Inoltre,  essendo  un mutuo  con  clausola di  rivalutazione monetaria,  nel computo del tasso d'interesse  si dovrebbe tenere conto anche della clausola stessa,  (basata  nel  nostro  caso  sull'andamento  dei BOT,  oltre  ad  un determinato indice  fisso), se, per i  principi già esposti precedentemente, portasse un effettiva remunerazione  alla mutuataria, ben al di là del tasso
effettivo  di  svalutazione, dovrebbe  essere  computato  nel calcolo  degli interessi, unitamente  a tutte le spese  sostenute da Tizio per l'esecuzione del contratto. E' necessario  ancora notare  che la Banca  ha nel 1999  abbassato il tasso, passando  da un  tasso  fisso al  10% ad  un  tasso variabile  la  cui prima quantificazione è  stata del  7,2% per un  mutuo e 7,4% per  un altro mutuo, convenuto  dalla stesso Tizio  in precedenza  ed alle stesse  condizioni del primo.
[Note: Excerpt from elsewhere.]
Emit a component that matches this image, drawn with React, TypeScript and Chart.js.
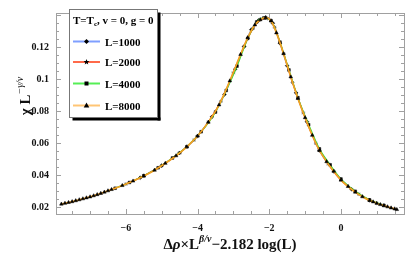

Orbene, premesso che il 7,4 % è dall'ultima rilevazione tasso usuraio in  quanto la  soglia è stata  improrogabilmente fissata  al 7,3 %,  si deve considerare che  la proposta  di variazione dal  tasso fisso al  variabile è avvenuta  per esclusiva iniziativa  di Tizio  (che ha corrisposto  anche 100
mila  lire a  titolo  di spese)  e la  Banca  per sua  stessa  ammissione ha eccezionalmente  accettato,  quando  invece  era la  stessa  mutuataria  che avrebbe dovuto  immediatamente ricondurre  al tasso legale (e  ad equità) la dazione di interessi. Situazione questa che può, pertanto, rilevare anche da un  punto   di  vista  soggettivo   (cioè  dell'elemento  psicologico)
nell'analisi  della   situazione  concreta,  in  quanto   la  Banca  avrebbe pacificamente continuato a riscuotere il 10 % annui, ricevendo indebitamente interessi ben al disopra del tasso soglia. È opportuno,  ancora una  volta, tenere conto che  nelle precedenti pronunce effettuate dai Tribunali aditi per questioni simili, la clausola concernente la dazione  di interessi divenuti usurai, è  stata sostituita con quella che li prevede  al tasso soglia massimo  consentito, e mai è  invece avvenuta la
sostituzione  automatica  ex  art. 1815  c.c  (non  corresponsione di  alcun interesse) Pertanto il  rischio è  che se Tizio  impugna parzialmente il  contratto per contrarietà a norma imperativa,  rischia di vedersi eccepire dalla Banca che tali  interessi sono stati  immediatamente ricondotti  ad un tasso  minore a quello  usuraio.  Esiste  di   conseguenza  il  pericolo  che  il  Tribunale
competente  investito  della questione,  pur  abbracciando  le teorie  sopra illustrate sul momento consumativo  del reato di usura, possa effettivamente non applicare  la sanzione di cui  all'art. 1815 c.c. e  condannare la Banca unicamente alle restituzioni delle  precedenti rate usuraie, (che allo stato dei fatti  sarebbe solo quella versata il  01.01.99 quando il, tasso usuraio era del 8,7%), oltre naturalmente al risarcimento danni. Esiste inoltre  la possibilità  di denuncia in sede  penale della mutuataria con contestuale costituzione di  parte civile qualora ci fosse una pronuncia di  rinvio a  giudizio  da parte  del G.U.P..  Ma anche  in tale  caso Tizio potrebbe  unicamente richiedere  il  risarcimento del  danno e  le eventuali
restituzioni dei beni (rate considerate usuraie) conferiti illegittimamente. Di conseguenza dall'attenta analisi  condotta non sembra potersi prescindere da un esatto calcolo di quanto è ed in precedenza è stato pagato a titolo di rivalutazione  monetaria. Si  ribadisce ulteriormente che  se effettivamente tale "voce"  avesse portato o tuttora  porti un tangibile remunerazione alla
Banca  questa  dovrebbe  presumibilmente  sommarsi agli  interessi,  con  la conseguenza che  anche quelli appena pagati  a tasso variabile essere ancora considerati usurai.